Philadelphia will see one to three inches of snow, as will the area to the southeast. That snow should continue over the next couple of hours, said Mitchell Gaines, a meteorologist with the National Weather Service in Mount Holly. With the temperature hitting mid-30s for the highs, Gaines said, precipitation will mix into rain. The region should see between a half to one inch of rain, he said.
To the northwest, in the Lehigh Valley and northwest New Jersey, snowfall should be heavier, Gaines said. The latest forecast projects between four to eight inches of snow to fall through Sunday morning. There may also be some light icing, he said, with rain also possible.
The bulk of the snow comes in late afternoon through the evening, Gaines said, as a storm system comes in from the south and west. Early afternoon, the center of that system was located over the Ohio valley.
Sunday morning, the weather begins to clear, Gaines said, with temperatures warming to around 40 for the highs.

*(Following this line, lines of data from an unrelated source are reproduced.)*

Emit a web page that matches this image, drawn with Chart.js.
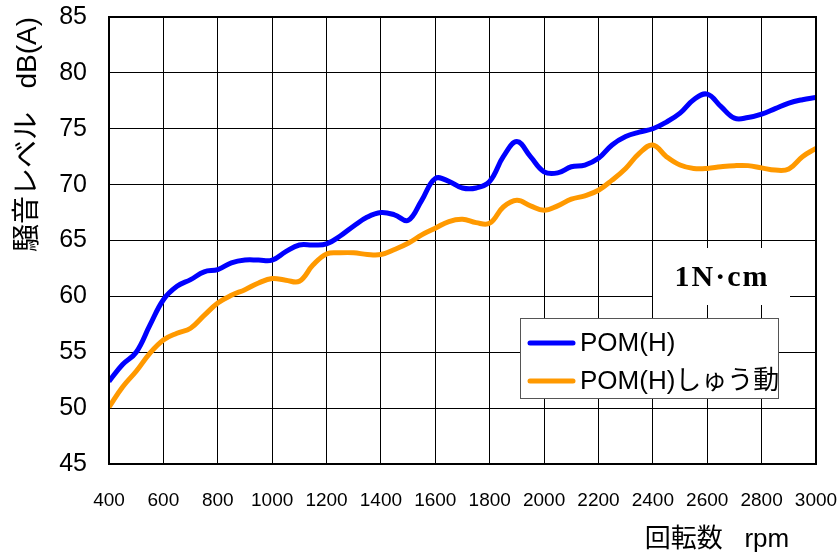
<!DOCTYPE html>
<html>
<head>
<meta charset="utf-8">
<script src="https://cdn.jsdelivr.net/npm/chart.js@4.4.1/dist/chart.umd.min.js"></script>
<style>
  body { margin: 0; background: #fff; }
  #wrap { width: 840px; height: 555px; }
</style>
</head>
<body>
<div id="wrap"><canvas id="chart" width="840" height="555"></canvas></div>
<script>
const FONT = "'Liberation Sans', 'Noto Sans CJK JP', sans-serif";

const rpm = [400, 450, 500, 550, 600, 650, 700, 750, 800, 850, 900, 950, 1000,
  1050, 1100, 1150, 1200, 1250, 1300, 1350, 1400, 1450, 1500, 1550, 1600,
  1650, 1700, 1750, 1800, 1850, 1900, 1950, 2000, 2050, 2100, 2150, 2200,
  2250, 2300, 2350, 2400, 2450, 2500, 2550, 2600, 2650, 2700, 2750, 2800,
  2850, 2900, 2950, 3000];

const pomH = [52.4, 53.9, 55.0, 57.4, 59.7, 60.9, 61.5, 62.2, 62.4, 63.0, 63.25, 63.25, 63.25,
  64.0, 64.6, 64.6, 64.7, 65.4, 66.3, 67.1, 67.5, 67.3, 66.8, 68.6, 70.55,
  70.3, 69.7, 69.7, 70.3, 72.5, 73.85, 72.5, 71.15, 71.05, 71.6, 71.75, 72.35,
  73.55, 74.3, 74.7, 75.0, 75.6, 76.4, 77.6, 78.1, 77.0, 75.95, 76.0, 76.3,
  76.8, 77.3, 77.6, 77.8];

const pomHSliding = [50.1, 51.9, 53.3, 54.9, 56.1, 56.7, 57.15, 58.3, 59.4, 60.1, 60.6, 61.2, 61.6,
  61.45, 61.35, 62.8, 63.8, 63.9, 63.9, 63.75, 63.75, 64.2, 64.75, 65.5, 66.1,
  66.7, 66.9, 66.6, 66.55, 68.0, 68.6, 68.1, 67.7, 68.1, 68.7, 69.0, 69.5,
  70.4, 71.45, 72.8, 73.55, 72.5, 71.75, 71.45, 71.45, 71.6, 71.7, 71.7, 71.5,
  71.3, 71.4, 72.5, 73.25];

const seriesNames = ['POM(H)', 'POM(H)しゅう動'];
const seriesColors = ['#0000ff', '#ff9900'];
const loadLabel = '1N·cm';
const xTitle = '回転数   rpm';
const yTitle = '騒音レベル   dB(A)';

function pts(ys) {
  return rpm.map((x, i) => ({ x: x, y: ys[i] }));
}

// frame, load label box, legend and x title
const extras = {
  id: 'extras',
  afterDatasetsDraw(chart) {
    const c = chart.ctx;
    const a = chart.chartArea;
    c.save();
    c.strokeStyle = '#000';
    c.lineWidth = 2;
    c.strokeRect(a.left, a.top, a.right - a.left, a.bottom - a.top);

    // load label
    c.fillStyle = '#fff';
    c.fillRect(653, 248, 137, 57);
    c.fillStyle = '#000';
    c.font = "bold 30px 'Liberation Serif', serif";
    c.letterSpacing = '2px';
    c.textAlign = 'center';
    c.textBaseline = 'middle';
    c.fillText(loadLabel, 722, 278);
    c.letterSpacing = '0px';

    // legend
    c.fillStyle = '#fff';
    c.fillRect(520, 318, 258, 80);
    c.strokeStyle = '#555';
    c.lineWidth = 1;
    c.strokeRect(520.5, 318.5, 258, 80);
    c.font = '26px ' + FONT;
    c.textAlign = 'left';
    chart.data.datasets.forEach((ds, i) => {
      const y = 343 + i * 38;
      c.strokeStyle = ds.borderColor;
      c.lineWidth = 5;
      c.lineCap = 'round';
      c.beginPath();
      c.moveTo(530, y);
      c.lineTo(573, y);
      c.stroke();
      c.fillStyle = '#000';
      c.fillText(ds.label, 580, y + 1);
    });

    // x title
    c.font = '26px ' + FONT;
    c.textAlign = 'center';
    c.fillText(xTitle, 717, 540);
    c.restore();
  }
};

new Chart(document.getElementById('chart'), {
  type: 'line',
  data: {
    datasets: [
      { label: seriesNames[0], data: pts(pomH), borderColor: seriesColors[0],
        borderWidth: 5, pointRadius: 0, tension: 0.4, fill: false },
      { label: seriesNames[1], data: pts(pomHSliding), borderColor: seriesColors[1],
        borderWidth: 5, pointRadius: 0, tension: 0.4, fill: false }
    ]
  },
  options: {
    responsive: false,
    animation: false,
    layout: { padding: { top: 17, right: 24, bottom: 0, left: 0 } },
    plugins: { legend: { display: false }, tooltip: { enabled: false } },
    scales: {
      x: {
        type: 'linear',
        min: 400,
        max: 3000,
        afterFit(s) { s.height = 91; s.paddingLeft = 0; s.paddingRight = 0; },
        ticks: { stepSize: 200, padding: 25, color: '#000', font: { family: FONT, size: 19 },
          callback: (v) => String(v) },
        grid: { color: '#000', lineWidth: 1, drawTicks: false },
        border: { color: '#000', width: 2 }
      },
      y: {
        min: 45,
        max: 85,
        afterFit(s) { s.width = 109; s.paddingTop = 0; s.paddingBottom = 0; },
        ticks: { stepSize: 5, padding: 22, color: '#000', font: { family: FONT, size: 25 } },
        grid: { color: '#000', lineWidth: 1, drawTicks: false },
        border: { color: '#000', width: 2 },
        title: {
          display: true,
          text: yTitle,
          align: 'end',
          color: '#000',
          font: { family: FONT, size: 28, lineHeight: 1 },
          padding: { top: 14, bottom: 0 }
        }
      }
    }
  },
  plugins: [extras]
});
</script>
</body>
</html>
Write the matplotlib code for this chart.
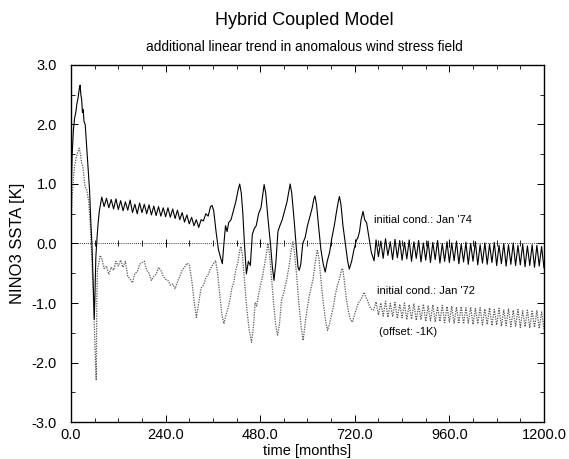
import numpy as np
import matplotlib
matplotlib.use("Agg")
import matplotlib.pyplot as plt
from matplotlib.ticker import MultipleLocator

plt.rcParams['font.family'] = ['Liberation Sans', 'DejaVu Sans']

# ---- data (time in months, NINO3 SSTA in K) ----

# run started from Jan '74: initial transient
early74 = [(0, 0.75), (3, 1.5), (6, 1.9), (9, 2.1), (12, 2.2), (15, 2.35), (18, 2.45),
           (21, 2.6), (23, 2.66), (25, 2.5), (27, 2.42), (29, 2.2), (31, 2.25), (33, 2.05),
           (36, 2.0), (39, 1.7), (43, 1.3), (47, 0.9), (50, 0.4), (53, 0.0), (56, -0.6),
           (59, -1.27), (61, -0.8), (63, -0.23), (66, 0.1), (69, 0.36), (72, 0.55)]
# plateau, one value every 6 months from month 78
plateau74 = [0.78, 0.62, 0.76, 0.60, 0.74, 0.58, 0.75, 0.57, 0.72, 0.55,
             0.70, 0.56, 0.73, 0.52, 0.66, 0.50, 0.68, 0.52, 0.66, 0.50,
             0.65, 0.48, 0.63, 0.47, 0.62, 0.46, 0.60, 0.45, 0.60, 0.44,
             0.58, 0.42, 0.56, 0.40, 0.52, 0.36, 0.48, 0.33, 0.44, 0.30,
             0.40, 0.27, 0.40, 0.38, 0.50, 0.46, 0.62]
# interannual oscillations
enso74 = [(358, 0.64), (362, 0.55), (368, 0.2), (374, -0.1), (380, -0.25), (384, -0.34),
          (388, 0.0), (392, 0.3), (396, 0.2), (400, 0.35), (406, 0.4), (412, 0.55),
          (418, 0.7), (424, 0.9), (428, 1.0), (432, 0.85), (436, 0.5), (440, 0.0),
          (445, -0.51), (450, -0.3), (455, -0.37), (460, 0.15), (465, 0.25), (470, 0.3),
          (476, 0.5), (482, 0.6), (486, 0.8), (490, 0.99), (494, 0.85), (500, 0.4),
          (506, 0.0), (511, -0.4), (515, -0.62), (520, -0.3), (525, 0.2), (530, 0.3),
          (536, 0.4), (542, 0.55), (548, 0.7), (552, 0.85), (556, 1.0), (560, 0.85),
          (566, 0.4), (572, -0.1), (576, -0.4), (579, -0.45), (583, -0.35), (588, 0.0),
          (594, 0.1), (600, 0.3), (606, 0.45), (612, 0.6), (616, 0.75), (619, 0.8),
          (623, 0.65), (628, 0.3), (634, -0.1), (640, -0.35), (645, -0.48), (650, -0.3),
          (656, -0.15), (662, 0.1), (668, 0.3), (674, 0.55), (678, 0.7), (681, 0.79),
          (685, 0.65), (690, 0.3), (696, 0.0), (702, -0.3), (706, -0.43), (712, -0.3),
          (718, -0.1), (724, 0.05), (728, 0.1), (732, 0.2), (736, 0.4), (741, 0.54),
          (745, 0.4), (750, 0.35), (756, 0.1), (762, -0.15), (769, -0.29)]
# annual cycle from month 774: highs and lows
tail74_hi = [0.06, 0.04, 0.08, 0.03, 0.07, 0.05, 0.02, 0.06, 0.03, 0.05, 0.01, 0.04,
             0.02, 0.05, 0.00, 0.03, 0.01, 0.04, -0.01, 0.02, 0.00, 0.03, -0.02, 0.01,
             -0.01, 0.02, -0.03, 0.00, -0.02, 0.01, -0.03, -0.01, -0.04, -0.02, -0.03, -0.05]
tail74_lo = [-0.22, -0.25, -0.20, -0.27, -0.24, -0.28, -0.26, -0.30, -0.25, -0.31, -0.28, -0.32,
             -0.27, -0.33, -0.30, -0.32, -0.29, -0.34, -0.31, -0.35, -0.30, -0.36, -0.33, -0.35,
             -0.32, -0.37, -0.34, -0.38, -0.35, -0.37, -0.36, -0.39, -0.37, -0.40, -0.38, -0.41]

# run started from Jan '72, shifted by -1 K
early72 = [(0, 0.3), (3, 0.8), (6, 1.1), (9, 1.3), (12, 1.4), (15, 1.5), (18, 1.55),
           (21, 1.6), (24, 1.5), (27, 1.35), (30, 1.3), (33, 1.1), (36, 0.95), (40, 0.9),
           (45, 0.7), (49, 0.3), (53, -0.3), (56, -0.8), (59, -1.4), (62, -1.95), (64, -2.3),
           (65.5, -0.9), (67, -0.45), (70, -0.35), (74, -0.2)]
plateau72 = [-0.25, -0.42, -0.38, -0.52, -0.40, -0.45, -0.30, -0.38, -0.28, -0.40,
             -0.30, -0.55, -0.60, -0.66, -0.50, -0.48, -0.35, -0.32, -0.30, -0.45,
             -0.50, -0.62, -0.55, -0.52, -0.40, -0.45, -0.55, -0.60, -0.62, -0.70,
             -0.68, -0.76, -0.65, -0.55, -0.45, -0.40, -0.33, -0.36, -0.60, -0.95,
             -1.24, -1.00, -0.75, -0.70, -0.58, -0.52, -0.42]
enso72 = [(360, -0.35), (367, -0.29), (372, -0.5), (378, -0.9), (383, -1.2), (388, -1.35),
          (393, -1.2), (398, -1.1), (403, -0.95), (408, -0.75), (413, -0.65), (418, -0.45),
          (424, -0.3), (428, -0.12), (431, -0.05), (435, -0.2), (440, -0.6), (446, -1.1),
          (452, -1.45), (458, -1.66), (463, -1.4), (467, -1.0), (471, -1.05), (476, -0.85),
          (481, -0.7), (486, -0.55), (491, -0.35), (496, -0.15), (500, 0.0), (504, -0.2),
          (509, -0.6), (514, -1.0), (519, -1.35), (524, -1.55), (529, -1.35), (534, -0.95),
          (539, -0.85), (544, -0.7), (549, -0.55), (554, -0.35), (559, -0.1), (563, 0.03),
          (567, -0.15), (572, -0.5), (578, -1.0), (584, -1.4), (589, -1.63), (594, -1.35),
          (599, -1.1), (604, -0.9), (609, -0.75), (614, -0.6), (619, -0.35), (625, -0.1),
          (629, -0.25), (634, -0.6), (640, -1.0), (646, -1.3), (651, -1.46), (656, -1.35),
          (661, -1.2), (666, -1.05), (671, -0.85), (676, -0.7), (681, -0.6), (686, -0.45),
          (689, -0.42), (693, -0.6), (698, -0.9), (704, -1.15), (709, -1.28), (714, -1.32),
          (719, -1.2), (724, -1.1), (729, -1.0), (734, -0.95), (739, -0.9), (744, -0.82),
          (748, -0.9), (752, -0.95), (757, -1.05), (761, -1.1), (768, -1.12)]
tail72_hi = [-0.98, -1.00, -0.97, -1.01, -0.99, -1.02, -1.00, -1.03, -1.01, -1.04, -1.02, -1.05,
             -1.03, -1.06, -1.04, -1.06, -1.05, -1.07, -1.06, -1.08, -1.07, -1.09, -1.08, -1.10,
             -1.08, -1.11, -1.09, -1.12, -1.10, -1.12, -1.11, -1.13, -1.12, -1.14, -1.13, -1.15]
tail72_lo = [-1.20, -1.22, -1.24, -1.23, -1.26, -1.25, -1.28, -1.27, -1.29, -1.28, -1.31, -1.30,
             -1.32, -1.31, -1.33, -1.32, -1.34, -1.33, -1.35, -1.34, -1.36, -1.35, -1.37, -1.36,
             -1.38, -1.37, -1.39, -1.38, -1.40, -1.39, -1.41, -1.40, -1.42, -1.41, -1.43, -1.44]

xticks = [0, 240, 480, 720, 960, 1200]
yticks = [-3, -2, -1, 0, 1, 2, 3]


def build(early, plateau, enso, hi, lo):
    t1, v1 = zip(*early)
    t2 = 78 + 6 * np.arange(len(plateau))
    t3, v3 = zip(*enso)
    tail = np.column_stack([hi, lo]).ravel()
    t4 = 774 + 6 * np.arange(len(tail))
    t = np.concatenate([t1, t2, t3, t4])
    v = np.concatenate([v1, plateau, v3, tail])
    return t, v


t74, v74 = build(early74, plateau74, enso74, tail74_hi, tail74_lo)
t72, v72 = build(early72, plateau72, enso72, tail72_hi, tail72_lo)

fig = plt.figure(figsize=(5.69, 4.59), dpi=100)
ax = fig.add_axes([0.1248, 0.0806, 0.8312, 0.7778])

ax.axhline(0, color='k', lw=0.6, ls=(0, (1, 1.5)))
ax.plot(t72, v72, color='0.35', lw=0.9, ls=(0, (1, 1)))
ax.plot(t74, v74, color='k', lw=0.8)

ax.set_xlim(0, 1200)
ax.set_ylim(-3, 3)
ax.set_xticks(xticks)
ax.set_xticklabels([f"{x:.1f}" for x in xticks])
ax.set_yticks(yticks)
ax.set_yticklabels([f"{y:.1f}" for y in yticks])
ax.xaxis.set_minor_locator(MultipleLocator(60))
ax.yaxis.set_minor_locator(MultipleLocator(0.5))
ax.tick_params(which='both', direction='in', top=True, right=True, labelsize=10.5)
ax.tick_params(axis='y', pad=10)
ax.tick_params(axis='x', pad=4)
ax.tick_params(which='major', length=5, width=0.7)
ax.tick_params(which='minor', length=3, width=0.6)
for s in ax.spines.values():
    s.set_linewidth(1.0)

# ticks along the zero line
sec = ax.secondary_xaxis(0.5)
sec.set_xticks(xticks)
sec.xaxis.set_minor_locator(MultipleLocator(60))
sec.tick_params(which='both', direction='inout', labeltop=False, labelbottom=False)
sec.tick_params(which='major', length=6, width=0.7)
sec.tick_params(which='minor', length=4, width=0.6)
for s in sec.spines.values():
    s.set_visible(False)

ax.set_xlabel("time [months]", fontsize=10.5, labelpad=2)
ax.set_ylabel("NINO3 SSTA [K]", fontsize=12, labelpad=5)

ax.text(770, 0.39, "initial cond.: Jan '74", fontsize=8, va='center')
ax.text(777, -0.80, "initial cond.: Jan '72", fontsize=8, va='center')
ax.text(782, -1.48, "(offset: -1K)", fontsize=8, va='center')

fig.text(0.535, 0.956, "Hybrid Coupled Model", fontsize=13, ha='center', va='center')
fig.text(0.535, 0.898, "additional linear trend in anomalous wind stress field",
         fontsize=9.8, ha='center', va='center')

fig.savefig("out.png", dpi=100)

Two PIAA state football championship finals on Saturday at HersheyPark Stadium - one involving St. Joseph's Prep and the other Imhotep Charter - were pushed back to Sunday.
The city Streets Department said its crews were preparing for a wintry mix of snow, sleet, and rain.
Commissioner David J. Perri said 95 pieces of equipment would be deployed Saturday. Primary and secondary streets will be treated with salt. Some streets were treated with a brine solution Friday.
The forecast for Saturday night is a changeover to rain, which could be freezing depending on temperature shifts.
The last time snow fell three times this early in Philadelphia was 1995.
For snow lovers looking for favorable signs in the early storms, of the nine seasons with three or more early-season snowfalls, six finished way above normal, according to 126 years of government record-keeping.